Since it's about zombies, probably the most accurate ones are "After Dying, Deadly" and "Change of Lifestyle", but "More Beef Life" is pretty descriptive as well.

Schmidt: "The End of Fair" pretty much sums it up.  Zombies only hold kangaroo courts.  Also, "Uneveryday."  

Kaz: I guess "scoop snactcher" is the guy that has to clean up all the zombie shits?  How come zombies don't eat one another?

Kaiser: Zombies hunger for the flesh of the living, Kaz.

Kaz: What about the living zombie?

Maxwell: Any names that do not have the words "scoop" and/or "snatch" in them should be thrown out IMMEDIATELY.  End of discussion.

Dead Snow Movie Trailer

Deal: Dead Snow Movie trailer

Kaiser: Ein Twei DIE!?!?!?

Schmidt: "people were beaten, tortured, and sometimes . . . . mistreated." ummm...

Prescott: What's happening tonight? Anybody aware of anything good?

Deal: The evening begins with a new bottle of black label and some Left 4 Dead. I'll keep you all posted regarding how this turns out.

Prescott: 60 dollar whiskey, "root-keg" Transporter 3 and Big 12 championship game.
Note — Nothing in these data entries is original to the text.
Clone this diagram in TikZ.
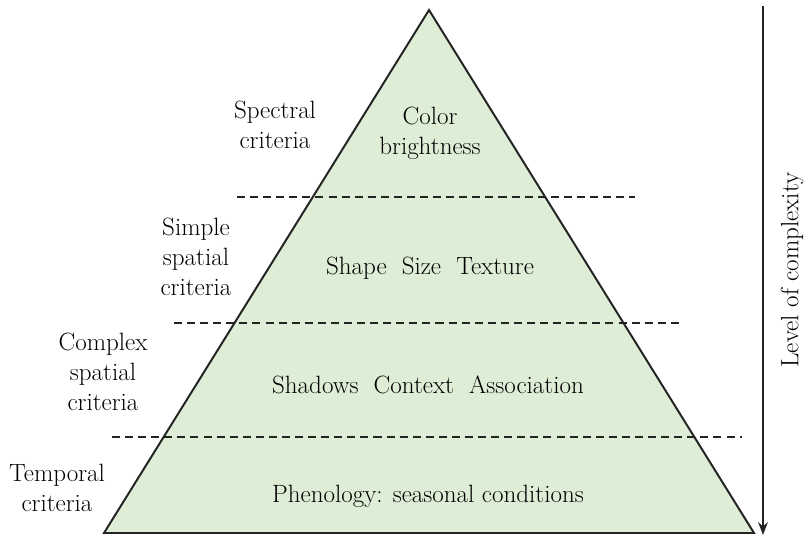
\documentclass[tikz,border=0pt]{standalone}
\usetikzlibrary{arrows.meta}
\definecolor{pyrgreen}{RGB}{222,237,214}
\definecolor{pyrline}{RGB}{35,35,35}
\begin{document}
\begin{tikzpicture}[>={Stealth[length=3.2mm,width=2.4mm]}]
\tikzstyle{every node}=[align=center,font=\fontsize{17.8}{21.3}\selectfont,inner sep=0pt]
\tikzstyle{sep}=[draw=pyrline,line width=1.1pt,dash pattern=on 5.7pt off 3.6pt]
\useasboundingbox (0,0) rectangle (20.15,-13.425);
\coordinate (apex) at (10.725,-0.25);
\coordinate (bl) at (2.6,-13.325);
\coordinate (br) at (18.85,-13.325);
\filldraw[fill=pyrgreen,draw=pyrline,line width=1.4pt,line join=miter] (apex) -- (bl) -- (br) -- cycle;
\coordinate (s1a) at (5.925,-4.925);
\coordinate (s1b) at (15.875,-4.925);
\coordinate (s2a) at (4.35,-8.075);
\coordinate (s2b) at (17,-8.075);
\coordinate (s3a) at (2.8,-10.925);
\coordinate (s3b) at (18.55,-10.925);
\draw[sep] (s1a) -- (s1b);
\draw[sep] (s2a) -- (s2b);
\draw[sep] (s3a) -- (s3b);
% criteria on the left
\node(spec) at (6.875,-3.125) {Spectral\\criteria};
\node(simp) at (4.9,-6.425) {Simple\\spatial\\criteria};
\node(comp) at (2.575,-9.3) {Complex\\spatial\\criteria};
\node(temp) at (1.425,-12.2) {Temporal\\criteria};
% inside the pyramid
\node(color) at (10.75,-3.325) {Color\\brightness};
\node(shape) at (10.75,-6.7) {Shape~~Size~~Texture};
\node(shad) at (10.7,-9.625) {Shadows~~Context~~Association};
\node(phen) at (10.7,-12.4) {Phenology: seasonal conditions};
% complexity arrow
\coordinate (ltop) at (19.075,-0.15);
\coordinate (lbot) at (19.075,-13.375);
\draw[->,draw=pyrline,line width=1.4pt] (ltop) -- (lbot);
\node[rotate=90](level) at (19.8,-6.75) {Level of complexity};
\end{tikzpicture}
\end{document}
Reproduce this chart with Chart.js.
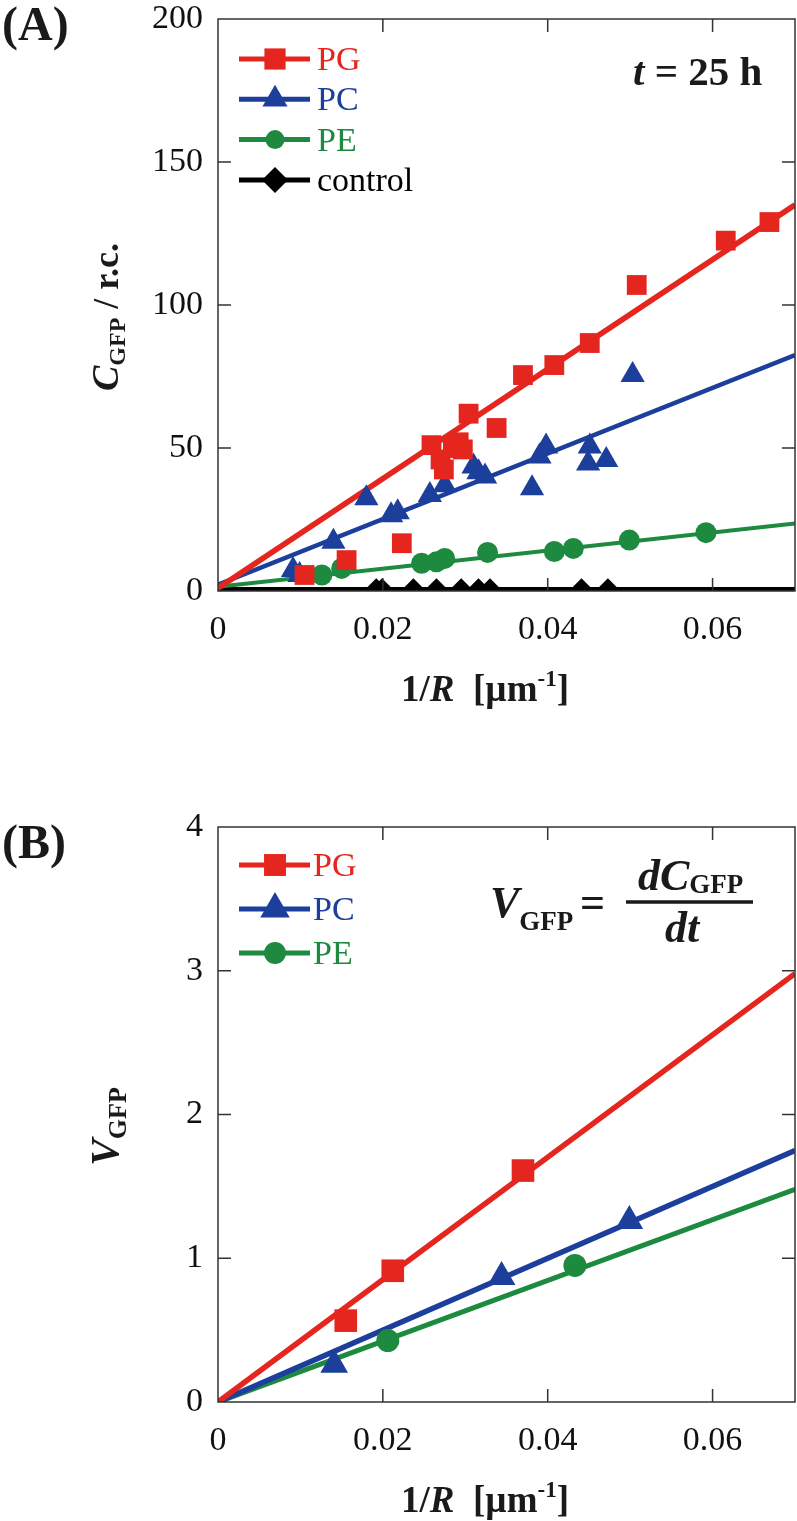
<!DOCTYPE html>
<html>
<head>
<meta charset="utf-8">
<script src="https://cdn.jsdelivr.net/npm/chart.js@4.4.0/dist/chart.umd.min.js"></script>
<style>
    html, body { margin: 0; padding: 0; background: #fff; overflow: hidden; width: 797px; height: 1521px; }
    canvas { display: block; }
    #wrapA { position: absolute; left: 0; top: 0; width: 797px; height: 760px; }
    #wrapB { position: absolute; left: 0; top: 760px; width: 797px; height: 761px; }
</style>
</head>
<body>
<div id="wrapA"><canvas id="chartA"></canvas></div>
<div id="wrapB"><canvas id="chartB"></canvas></div>
<script>
// GFP expression vs curvature 1/R

const RED = '#e4261f';
const BLUE = '#1d3f9c';
const GREEN = '#1d8a40';
const BLACK = '#000000';
const SERIF = "'Liberation Serif', 'Times New Roman', serif";

const seriesNames = ['PG', 'PC', 'PE', 'control'];

// axes
const xTickValues = [0, 0.02, 0.04, 0.06];
const xTickLabels = ['0', '0.02', '0.04', '0.06'];
const yTickValuesA = [0, 50, 100, 150, 200];
const yTickValuesB = [0, 1, 2, 3, 4];

// Panel A: C_GFP at t = 25 h
const pgXA = [0.0105, 0.0156, 0.0223, 0.0259, 0.0270, 0.0274, 0.0285, 0.0292, 0.0297, 0.0304, 0.0338, 0.0370, 0.0408, 0.0451, 0.0508, 0.0616, 0.0669];
const pgYA = [5.6, 10.8, 16.7, 51, 46, 42.5, 50, 52, 49.5, 62, 57, 75.5, 79, 86.7, 107, 122.5, 129];
const pcXA = [0.0091, 0.0099, 0.0140, 0.0180, 0.0210, 0.0218, 0.0257, 0.0275, 0.0310, 0.0316, 0.0324, 0.0381, 0.0390, 0.0398, 0.0449, 0.0451, 0.0471, 0.0503];
const pcYA = [7.3, 5.6, 17.2, 32.4, 26.5, 27.5, 33.6, 37, 43.5, 41.5, 40, 35.9, 47, 50.5, 44.6, 50.5, 45.8, 75.5];
const peXA = [0.0126, 0.0150, 0.0247, 0.0265, 0.0275, 0.0327, 0.0408, 0.0431, 0.0499, 0.0592];
const peYA = [5.6, 7.9, 9.7, 10.2, 11.4, 13.5, 13.8, 14.9, 17.8, 20.4];
const ctrlXA = [0.0192, 0.0199, 0.0237, 0.0265, 0.0295, 0.0316, 0.0330, 0.0441, 0.0473];
const ctrlYA = [0.6, 0.6, 0.6, 0.6, 0.6, 0.6, 0.6, 0.6, 0.6];
// fitted lines, end points
const pgFitA = [[0, 1], [0.07, 135]];
const pcFitA = [[0, 2.2], [0.07, 82.5]];
const peFitA = [[0, 1.5], [0.07, 23.6]];
const ctrlFitA = [[0, 0.6], [0.07, 0.6]];

// Panel B: V_GFP
const pgXB = [0.0155, 0.0212, 0.0370];
const pgYB = [0.566, 0.913, 1.61];
const pcXB = [0.0141, 0.0344, 0.0499];
const pcYB = [0.26, 0.87, 1.26];
const peXB = [0.0206, 0.0433];
const peYB = [0.427, 0.95];
const pgFitB = [[0, 0], [0.07, 2.98]];
const pcFitB = [[0, 0], [0.07, 1.75]];
const peFitB = [[0, 0], [0.07, 1.48]];

function zip(xs, ys) {
    return xs.map((x, i) => ({ x: x, y: ys[i] }));
}
function pairs(p) {
    return p.map(q => ({ x: q[0], y: q[1] }));
}

function pointSet(xs, ys, color, style, radius) {
    return {
        data: zip(xs, ys),
        showLine: false,
        pointStyle: style,
        pointRadius: radius,
        pointBackgroundColor: color,
        pointBorderWidth: 0,
        order: 1
    };
}
function fitSet(p, color, width) {
    return {
        data: pairs(p),
        showLine: true,
        borderColor: color,
        borderWidth: width,
        pointRadius: 0,
        order: 2
    };
}

function runsWidth(ctx, runs) {
    let w = 0;
    runs.forEach(r => { ctx.font = r.font; w += ctx.measureText(r.text).width; });
    return w;
}
function drawRuns(ctx, runs, x, y, color) {
    ctx.fillStyle = color || '#111';
    runs.forEach(r => {
        ctx.font = r.font;
        ctx.fillText(r.text, x, y + (r.dy || 0));
        x += ctx.measureText(r.text).width;
    });
    return x;
}

// frame, inward ticks, legend and labels
const decor = {
    id: 'decor',
    afterDraw(chart, args, opts) {
        const ctx = chart.ctx;
        const a = chart.chartArea;
        const xs = chart.scales.x, ys = chart.scales.y;
        ctx.save();
        ctx.textAlign = 'left';
        ctx.textBaseline = 'alphabetic';

        ctx.strokeStyle = '#333';
        ctx.lineWidth = 1.5;
        ctx.strokeRect(a.left, a.top, a.right - a.left, a.bottom - a.top);
        const tl = 13;
        ctx.beginPath();
        xs.ticks.forEach(t => {
            if (t.value <= xs.min || t.value >= xs.max) return;
            const px = xs.getPixelForValue(t.value);
            ctx.moveTo(px, a.bottom); ctx.lineTo(px, a.bottom - tl);
            ctx.moveTo(px, a.top); ctx.lineTo(px, a.top + tl);
        });
        ys.ticks.forEach(t => {
            if (t.value <= ys.min || t.value >= ys.max) return;
            const py = ys.getPixelForValue(t.value);
            ctx.moveTo(a.left, py); ctx.lineTo(a.left + tl, py);
            ctx.moveTo(a.right, py); ctx.lineTo(a.right - tl, py);
        });
        ctx.stroke();

        // legend
        const lg = opts.legend;
        lg.items.forEach((it, i) => {
            const y = lg.top + i * lg.gap;
            ctx.strokeStyle = it.color;
            ctx.lineWidth = 5;
            ctx.beginPath();
            ctx.moveTo(239, y); ctx.lineTo(310, y);
            ctx.stroke();
            ctx.fillStyle = it.color;
            Chart.helpers.drawPoint(ctx, { pointStyle: it.style, radius: it.radius, rotation: 0, borderWidth: 0 }, 275, y);
            ctx.font = '34px ' + SERIF;
            ctx.fillStyle = it.color;
            ctx.fillText(it.label, lg.textX, y + 11);
        });

        // panel label
        ctx.font = 'bold 48px ' + SERIF;
        ctx.fillStyle = '#1a1a1a';
        ctx.fillText(opts.panel, 2, opts.panelY);

        // y title, rotated
        const yr = opts.yTitle;
        const w = runsWidth(ctx, yr);
        ctx.save();
        ctx.translate(118, (a.top + a.bottom) / 2 + 12 + w / 2);
        ctx.rotate(-Math.PI / 2);
        drawRuns(ctx, yr, 0, 0, '#1a1a1a');
        ctx.restore();

        // x title
        const xr = [
            { text: '1/', font: 'bold 37px ' + SERIF },
            { text: 'R', font: 'italic bold 37px ' + SERIF },
            { text: '  [\u00b5m', font: 'bold 37px ' + SERIF },
            { text: '-1', font: 'bold 23px ' + SERIF, dy: -15 },
            { text: ']', font: 'bold 37px ' + SERIF }
        ];
        const xw = runsWidth(ctx, xr);
        drawRuns(ctx, xr, 485 - xw / 2, a.bottom + 110, '#1a1a1a');

        if (opts.extra) opts.extra(ctx);
        ctx.restore();
    }
};

function noPadding(s) {
    s.paddingLeft = 0;
    s.paddingRight = 0;
    s.paddingTop = 0;
    s.paddingBottom = 0;
}

function scaleX(height) {
    return {
        type: 'linear',
        min: 0,
        max: 0.07,
        afterBuildTicks: s => { s.ticks = xTickValues.map(v => ({ value: v })); },
        afterFit: s => { s.height = height; noPadding(s); },
        ticks: {
            callback: v => xTickLabels[xTickValues.indexOf(v)],
            font: { family: SERIF, size: 34, lineHeight: 1 },
            color: '#111',
            padding: 22,
            maxRotation: 0
        },
        grid: { display: false, drawTicks: false },
        border: { display: false }
    };
}
function scaleY(max, values) {
    return {
        type: 'linear',
        min: 0,
        max: max,
        afterBuildTicks: s => { s.ticks = values.map(v => ({ value: v })); },
        afterFit: s => { s.width = 218; noPadding(s); },
        ticks: {
            callback: v => String(v),
            font: { family: SERIF, size: 34, lineHeight: 1 },
            color: '#111',
            padding: 15
        },
        grid: { display: false, drawTicks: false },
        border: { display: false }
    };
}

new Chart(document.getElementById('chartA'), {
    type: 'scatter',
    data: {
        datasets: [
            pointSet(pgXA, pgYA, RED, 'rect', 14),
            pointSet(pcXA, pcYA, BLUE, 'triangle', 14),
            pointSet(peXA, peYA, GREEN, 'circle', 10.5),
            pointSet(ctrlXA, ctrlYA, BLACK, 'rectRot', 11),
            fitSet(pgFitA, RED, 5.5),
            fitSet(pcFitA, BLUE, 4.5),
            fitSet(peFitA, GREEN, 4),
            fitSet(ctrlFitA, BLACK, 4.5)
        ]
    },
    options: {
        responsive: true,
        maintainAspectRatio: false,
        animation: false,
        events: [],
        layout: { autoPadding: false, padding: { top: 19, right: 2, left: 0, bottom: 0 } },
        scales: { x: scaleX(169), y: scaleY(200, yTickValuesA) },
        plugins: {
            legend: { display: false },
            tooltip: { enabled: false },
            decor: {
                panel: '(A)',
                panelY: 40,
                legend: {
                    top: 59, gap: 40.3, textX: 317,
                    items: [
                        { label: seriesNames[0], color: RED, style: 'rect', radius: 15 },
                        { label: seriesNames[1], color: BLUE, style: 'triangle', radius: 14.5 },
                        { label: seriesNames[2], color: GREEN, style: 'circle', radius: 9.5 },
                        { label: seriesNames[3], color: BLACK, style: 'rectRot', radius: 13 }
                    ]
                },
                yTitle: [
                    { text: 'C', font: 'italic bold 38px ' + SERIF },
                    { text: 'GFP', font: 'bold 24px ' + SERIF, dy: 7 },
                    { text: ' / r.c.', font: 'bold 36px ' + SERIF }
                ],
                extra: ctx => {
                    drawRuns(ctx, [
                        { text: 't', font: 'italic bold 41px ' + SERIF },
                        { text: ' = 25 h', font: 'bold 41px ' + SERIF }
                    ], 633, 85, '#1a1a1a');
                }
            }
        }
    },
    plugins: [decor]
});

new Chart(document.getElementById('chartB'), {
    type: 'scatter',
    data: {
        datasets: [
            pointSet(pgXB, pgYB, RED, 'rect', 16),
            pointSet(pcXB, pcYB, BLUE, 'triangle', 16),
            pointSet(peXB, peYB, GREEN, 'circle', 11.5),
            fitSet(pgFitB, RED, 5.5),
            fitSet(pcFitB, BLUE, 5.5),
            fitSet(peFitB, GREEN, 5)
        ]
    },
    options: {
        responsive: true,
        maintainAspectRatio: false,
        animation: false,
        events: [],
        layout: { autoPadding: false, padding: { top: 67, right: 2, left: 0, bottom: 0 } },
        scales: { x: scaleX(119), y: scaleY(4, yTickValuesB) },
        plugins: {
            legend: { display: false },
            tooltip: { enabled: false },
            decor: {
                panel: '(B)',
                panelY: 98,
                legend: {
                    top: 105, gap: 44, textX: 313,
                    items: [
                        { label: seriesNames[0], color: RED, style: 'rect', radius: 15.5 },
                        { label: seriesNames[1], color: BLUE, style: 'triangle', radius: 17 },
                        { label: seriesNames[2], color: GREEN, style: 'circle', radius: 11 }
                    ]
                },
                yTitle: [
                    { text: 'V', font: 'italic bold 40px ' + SERIF },
                    { text: 'GFP', font: 'bold 26px ' + SERIF, dy: 8 }
                ],
                extra: ctx => {
                    drawRuns(ctx, [
                        { text: 'V', font: 'italic bold 44px ' + SERIF },
                        { text: 'GFP', font: 'bold 27px ' + SERIF, dy: 13 }
                    ], 490, 157, '#1a1a1a');
                    drawRuns(ctx, [{ text: '=', font: 'bold 44px ' + SERIF }], 580, 157, '#1a1a1a');
                    ctx.strokeStyle = '#1a1a1a';
                    ctx.lineWidth = 3.5;
                    ctx.beginPath();
                    ctx.moveTo(626, 142); ctx.lineTo(753, 142);
                    ctx.stroke();
                    drawRuns(ctx, [
                        { text: 'dC', font: 'italic bold 44px ' + SERIF },
                        { text: 'GFP', font: 'bold 27px ' + SERIF, dy: 3 }
                    ], 638, 130, '#1a1a1a');
                    const dt = [{ text: 'dt', font: 'italic bold 44px ' + SERIF }];
                    drawRuns(ctx, dt, 682 - runsWidth(ctx, dt) / 2, 182, '#1a1a1a');
                }
            }
        }
    },
    plugins: [decor]
});
</script>
</body>
</html>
Check and mate

Kaiser: So how was Transporter 3? Please compare it to Transporter and Transporter 2.
I think we should probably rate things on a scale of how many lunchbags of whiskey it takes to enjoy said thing, so zero would be the best score.

Prescott: Not as good as the first one, but way better than the second one. 1.5 lunchbags

Kaiser: Are you saying it REQUIRES 1.5 bags of whiskey to enjoy? Or that 1.5 bags of whiskey gives yo the optimum viewing experience?

Prescott: I am saying that the most whiskey you should need in 1.5 bags

This week in terrible law

Schmidt: 1.) Breaking MySpace terms of use is now considered computer fraud, punishable by one year in jail and a $100,000 fine.
2.) MySpace alone gets to decide who has/hasn't broken their terms of use (and subsequently, who gets to go to jail).
3.) Substitute 'MySpace' with any other person or company, go to step 1.

"If this verdict stands, it means that every site on the Internet gets to define the criminal law."

So, the smart move is to spend two hours creating a tiny plug-in for MySpace, Facebook, YouTube, etc etc etc that contains a little toy of some sort and similar clauses in the terms of use.  Then you can use this case as precedent and extort the hell out of anyone who touches your plug-in until you are rich enough to buy that island you've been thinking about.

Griff: "touches you plug-in"
That's what she said!

Schmidt: "The statute was never intended to cover this kind of conduct," says Michael Scott, professor of law at Southwestern School of Law, Los Angeles.  To bring the point home, he added "Abraham Lincoln once said that 'If you're a racist, I will attack you with the North'" and handed the judge an award for "bushiest beaver."